▶ Goal of the exercise:
Retype each line exactly. Skip images.

▶ Records for the task:
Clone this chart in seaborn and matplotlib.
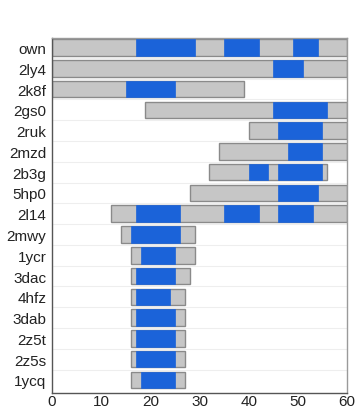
import matplotlib
matplotlib.use("Agg")
import matplotlib.pyplot as plt
import seaborn as sns
import pandas as pd
from matplotlib.ticker import MultipleLocator

categories = ["own", "2ly4", "2k8f", "2gs0", "2ruk", "2mzd", "2b3g", "5hp0", "2l14",
              "2mwy", "1ycr", "3dac", "4hfz", "3dab", "2z5t", "2z5s", "1ycq"]
gray_start = [0, 0, 0, 19, 40, 34, 32, 28, 12, 14, 16, 16, 16, 16, 16, 16, 16]
gray_end = [60, 60, 39, 60, 60, 60, 56, 60, 60, 29, 29, 28, 27, 27, 27, 27, 27]
blue_segments = [
    [(17, 29), (35, 42), (49, 54)],
    [(45, 51)],
    [(15, 25)],
    [(45, 56)],
    [(46, 55)],
    [(48, 55)],
    [(40, 44), (46, 55)],
    [(46, 54)],
    [(17, 26), (35, 42), (46, 53)],
    [(16, 26)],
    [(18, 25)],
    [(17, 25)],
    [(17, 24)],
    [(17, 25)],
    [(17, 25)],
    [(17, 25)],
    [(18, 25)],
]
x_ticks = [0, 10, 20, 30, 40, 50, 60]

sns.set_theme(style="white")
plt.rcParams["font.family"] = ["Liberation Sans", "DejaVu Sans"]

gray_df = pd.DataFrame({"name": categories, "start": gray_start, "end": gray_end})
blue_rows = []
for name, segs in zip(categories, blue_segments):
    for s, e in segs:
        blue_rows.append({"name": name, "start": s, "end": e})
blue_df = pd.DataFrame(blue_rows)

fig = plt.figure(figsize=(3.56, 4.14), dpi=100)
ax = fig.add_axes([52 / 356, 20 / 414, 295 / 356, 355 / 414])

pos = {c: i for i, c in enumerate(categories)}
h = 0.8
ax.barh([pos[n] for n in gray_df["name"]], gray_df["end"] - gray_df["start"],
        left=gray_df["start"], height=h, color="#c6c6c6", edgecolor="#8a8a8a",
        linewidth=1.0, zorder=2)
ax.barh([pos[n] for n in blue_df["name"]], blue_df["end"] - blue_df["start"],
        left=blue_df["start"], height=h, color="#1b63d9", edgecolor="#1b63d9",
        linewidth=0.5, zorder=3)

ax.set_xlim(0, 60)
ax.set_ylim(16.63, -0.46)
ax.set_yticks(range(len(categories)))
ax.set_yticklabels(categories, fontsize=11, color="#222222")
ax.set_yticks([i + 0.5 for i in range(len(categories) - 1)], minor=True)
ax.set_xticks(x_ticks)
ax.set_xticklabels([str(t) for t in x_ticks], fontsize=11, color="#222222")
ax.xaxis.set_minor_locator(MultipleLocator(2))
ax.tick_params(axis="y", which="major", length=0, pad=4)
ax.tick_params(axis="y", which="minor", length=3, direction="in", color="#555555", width=0.8)
ax.tick_params(axis="x", which="major", length=4, direction="in", color="#555555", width=0.8, pad=1)
ax.tick_params(axis="x", which="minor", length=2, direction="in", color="#555555", width=0.8)
ax.grid(True, axis="y", which="minor", color="#eeeeee", linewidth=0.8, zorder=0)
ax.grid(False, which="major")
for side in ["left", "bottom"]:
    ax.spines[side].set_color("#555555")
    ax.spines[side].set_linewidth(1.0)
for side in ["top", "right"]:
    ax.spines[side].set_color("#9a9a9a")
    ax.spines[side].set_linewidth(1.0)

fig.savefig("out.png", dpi=100)
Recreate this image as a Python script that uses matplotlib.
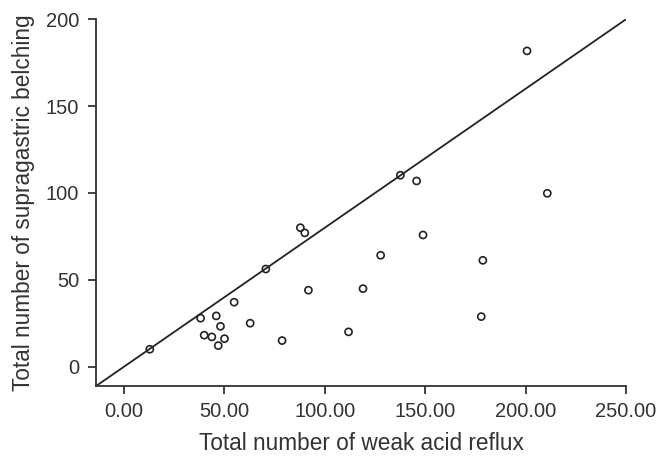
import matplotlib
matplotlib.use("Agg")
import matplotlib.pyplot as plt

weak_acid_reflux = [12.8, 38.1, 39.9, 43.7, 45.9, 48.0, 46.9, 50.0, 54.8, 62.8,
                    70.6, 78.7, 87.8, 90.0, 91.8, 111.8, 119.0, 127.8, 137.6, 145.7,
                    148.9, 178.7, 177.9, 200.7, 210.8]
supragastric_belching = [10.0, 27.9, 18.1, 17.1, 29.2, 23.2, 12.1, 16.1, 37.1, 25.0,
                         56.2, 15.0, 80.0, 77.0, 44.0, 20.0, 44.9, 64.1, 110.2, 106.9,
                         75.8, 61.2, 28.8, 181.8, 99.8]
line_slope = 0.8
x_ticks = [0, 50, 100, 150, 200, 250]
x_tick_labels = ["0.00", "50.00", "100.00", "150.00", "200.00", "250.00"]
y_ticks = [0, 50, 100, 150, 200]

plt.rcParams['font.family'] = ['Liberation Sans', 'DejaVu Sans']

fig = plt.figure(figsize=(6.69, 4.65), dpi=100)
ax = fig.add_axes([0.1435, 0.1705, 0.7922, 0.788])

xmin, xmax = -14, 250
ymin, ymax = -11, 200
ax.plot([xmin, xmax], [line_slope * xmin, line_slope * xmax], color="#222222", lw=1.3)
ax.scatter(weak_acid_reflux, supragastric_belching, s=26, facecolors="none",
           edgecolors="#222222", linewidths=1.2, zorder=3)

ax.set_xlim(xmin, xmax)
ax.set_ylim(ymin, ymax)
ax.set_xticks(x_ticks)
ax.set_xticklabels(x_tick_labels)
ax.set_yticks(y_ticks)
for s in ["top", "right"]:
    ax.spines[s].set_visible(False)
for s in ["left", "bottom"]:
    ax.spines[s].set_linewidth(1.3)
    ax.spines[s].set_color("#333333")
ax.tick_params(direction="out", length=6, width=1.3, color="#333333",
               labelsize=14.5, labelcolor="#333333", pad=6)
ax.set_xlabel("Total number of weak acid reflux", fontsize=16.3, color="#333333", labelpad=8)
ax.set_ylabel("Total number of supragastric belching", fontsize=16.3, color="#333333", labelpad=8)

fig.savefig("out.png", dpi=100)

▶ Expected answer:
Clone this chart in seaborn and matplotlib.
import matplotlib
matplotlib.use("Agg")
import matplotlib.pyplot as plt
import seaborn as sns
import pandas as pd
from matplotlib.ticker import MultipleLocator

categories = ["own", "2ly4", "2k8f", "2gs0", "2ruk", "2mzd", "2b3g", "5hp0", "2l14",
              "2mwy", "1ycr", "3dac", "4hfz", "3dab", "2z5t", "2z5s", "1ycq"]
gray_start = [0, 0, 0, 19, 40, 34, 32, 28, 12, 14, 16, 16, 16, 16, 16, 16, 16]
gray_end = [60, 60, 39, 60, 60, 60, 56, 60, 60, 29, 29, 28, 27, 27, 27, 27, 27]
blue_segments = [
    [(17, 29), (35, 42), (49, 54)],
    [(45, 51)],
    [(15, 25)],
    [(45, 56)],
    [(46, 55)],
    [(48, 55)],
    [(40, 44), (46, 55)],
    [(46, 54)],
    [(17, 26), (35, 42), (46, 53)],
    [(16, 26)],
    [(18, 25)],
    [(17, 25)],
    [(17, 24)],
    [(17, 25)],
    [(17, 25)],
    [(17, 25)],
    [(18, 25)],
]
x_ticks = [0, 10, 20, 30, 40, 50, 60]

sns.set_theme(style="white")
plt.rcParams["font.family"] = ["Liberation Sans", "DejaVu Sans"]

gray_df = pd.DataFrame({"name": categories, "start": gray_start, "end": gray_end})
blue_rows = []
for name, segs in zip(categories, blue_segments):
    for s, e in segs:
        blue_rows.append({"name": name, "start": s, "end": e})
blue_df = pd.DataFrame(blue_rows)

fig = plt.figure(figsize=(3.56, 4.14), dpi=100)
ax = fig.add_axes([52 / 356, 20 / 414, 295 / 356, 355 / 414])

pos = {c: i for i, c in enumerate(categories)}
h = 0.8
ax.barh([pos[n] for n in gray_df["name"]], gray_df["end"] - gray_df["start"],
        left=gray_df["start"], height=h, color="#c6c6c6", edgecolor="#8a8a8a",
        linewidth=1.0, zorder=2)
ax.barh([pos[n] for n in blue_df["name"]], blue_df["end"] - blue_df["start"],
        left=blue_df["start"], height=h, color="#1b63d9", edgecolor="#1b63d9",
        linewidth=0.5, zorder=3)

ax.set_xlim(0, 60)
ax.set_ylim(16.63, -0.46)
ax.set_yticks(range(len(categories)))
ax.set_yticklabels(categories, fontsize=11, color="#222222")
ax.set_yticks([i + 0.5 for i in range(len(categories) - 1)], minor=True)
ax.set_xticks(x_ticks)
ax.set_xticklabels([str(t) for t in x_ticks], fontsize=11, color="#222222")
ax.xaxis.set_minor_locator(MultipleLocator(2))
ax.tick_params(axis="y", which="major", length=0, pad=4)
ax.tick_params(axis="y", which="minor", length=3, direction="in", color="#555555", width=0.8)
ax.tick_params(axis="x", which="major", length=4, direction="in", color="#555555", width=0.8, pad=1)
ax.tick_params(axis="x", which="minor", length=2, direction="in", color="#555555", width=0.8)
ax.grid(True, axis="y", which="minor", color="#eeeeee", linewidth=0.8, zorder=0)
ax.grid(False, which="major")
for side in ["left", "bottom"]:
    ax.spines[side].set_color("#555555")
    ax.spines[side].set_linewidth(1.0)
for side in ["top", "right"]:
    ax.spines[side].set_color("#9a9a9a")
    ax.spines[side].set_linewidth(1.0)

fig.savefig("out.png", dpi=100)
Recreate this image as a Python script that uses matplotlib.
import matplotlib
matplotlib.use("Agg")
import matplotlib.pyplot as plt

weak_acid_reflux = [12.8, 38.1, 39.9, 43.7, 45.9, 48.0, 46.9, 50.0, 54.8, 62.8,
                    70.6, 78.7, 87.8, 90.0, 91.8, 111.8, 119.0, 127.8, 137.6, 145.7,
                    148.9, 178.7, 177.9, 200.7, 210.8]
supragastric_belching = [10.0, 27.9, 18.1, 17.1, 29.2, 23.2, 12.1, 16.1, 37.1, 25.0,
                         56.2, 15.0, 80.0, 77.0, 44.0, 20.0, 44.9, 64.1, 110.2, 106.9,
                         75.8, 61.2, 28.8, 181.8, 99.8]
line_slope = 0.8
x_ticks = [0, 50, 100, 150, 200, 250]
x_tick_labels = ["0.00", "50.00", "100.00", "150.00", "200.00", "250.00"]
y_ticks = [0, 50, 100, 150, 200]

plt.rcParams['font.family'] = ['Liberation Sans', 'DejaVu Sans']

fig = plt.figure(figsize=(6.69, 4.65), dpi=100)
ax = fig.add_axes([0.1435, 0.1705, 0.7922, 0.788])

xmin, xmax = -14, 250
ymin, ymax = -11, 200
ax.plot([xmin, xmax], [line_slope * xmin, line_slope * xmax], color="#222222", lw=1.3)
ax.scatter(weak_acid_reflux, supragastric_belching, s=26, facecolors="none",
           edgecolors="#222222", linewidths=1.2, zorder=3)

ax.set_xlim(xmin, xmax)
ax.set_ylim(ymin, ymax)
ax.set_xticks(x_ticks)
ax.set_xticklabels(x_tick_labels)
ax.set_yticks(y_ticks)
for s in ["top", "right"]:
    ax.spines[s].set_visible(False)
for s in ["left", "bottom"]:
    ax.spines[s].set_linewidth(1.3)
    ax.spines[s].set_color("#333333")
ax.tick_params(direction="out", length=6, width=1.3, color="#333333",
               labelsize=14.5, labelcolor="#333333", pad=6)
ax.set_xlabel("Total number of weak acid reflux", fontsize=16.3, color="#333333", labelpad=8)
ax.set_ylabel("Total number of supragastric belching", fontsize=16.3, color="#333333", labelpad=8)

fig.savefig("out.png", dpi=100)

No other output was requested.